Mphnews – Setiap tahun, ribuan sarjana baru membanjiri pasar kerja. Mereka datang dengan segudang harapan: mendapat pekerjaan sesuai jurusan, gaji tinggi, dan hidup mapan.
Salah satu masalah utamanya adalah gengsi. Tidak sedikit sarjana yang menolak pekerjaan “tidak sepadan” dengan gelar yang disandang. Mereka merasa, biaya kuliah yang mahal harus langsung “terbayar” dengan posisi bergengsi. Padahal, banyak tokoh sukses justru memulai karier dari posisi paling dasar.
Hal ini diperparah oleh Dunning-Kruger Effect, di mana lulusan dengan IPK tinggi atau segudang sertifikat seminar merasa kompeten, padahal realita industri lebih mengedepankan keterampilan praktis.
Tekanan tidak hanya datang dari diri sendiri. Keluarga dan lingkungan sekitar juga punya andil besar. Harapan yang terlalu tinggi, perbandingan dengan kerabat, atau dorongan untuk segera mendapat pekerjaan “terhormat” bisa memicu penurunan kepercayaan diri.
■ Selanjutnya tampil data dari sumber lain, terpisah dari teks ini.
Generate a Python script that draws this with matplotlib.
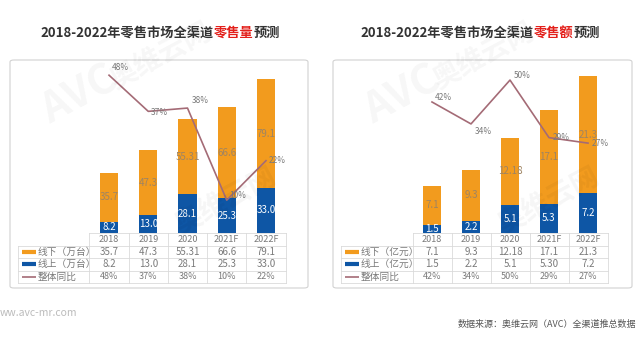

Sebaliknya, keluarga yang terlalu protektif bisa membuat lulusan terjebak di zona nyaman.
Pengangguran yang berlarut-larut bisa mengubah karakter seseorang. Dari yang awalnya percaya diri, mereka bisa menjadi minder dan menarik diri.
Di Indonesia, status pekerjaan masih erat kaitannya dengan harga diri. Jika pekerjaan tidak dianggap “wah”, sarjana sering dibandingkan dengan teman sebaya yang bekerja di perusahaan besar. Perbandingan ini bisa merusak mental dan menghambat keberanian untuk memulai dari nol.
Pendidikan tinggi seharusnya membekali sarjana dengan mentalitas pekerja keras dan kemampuan beradaptasi. Gelar sarjana bukan tiket emas menuju kesuksesan instan.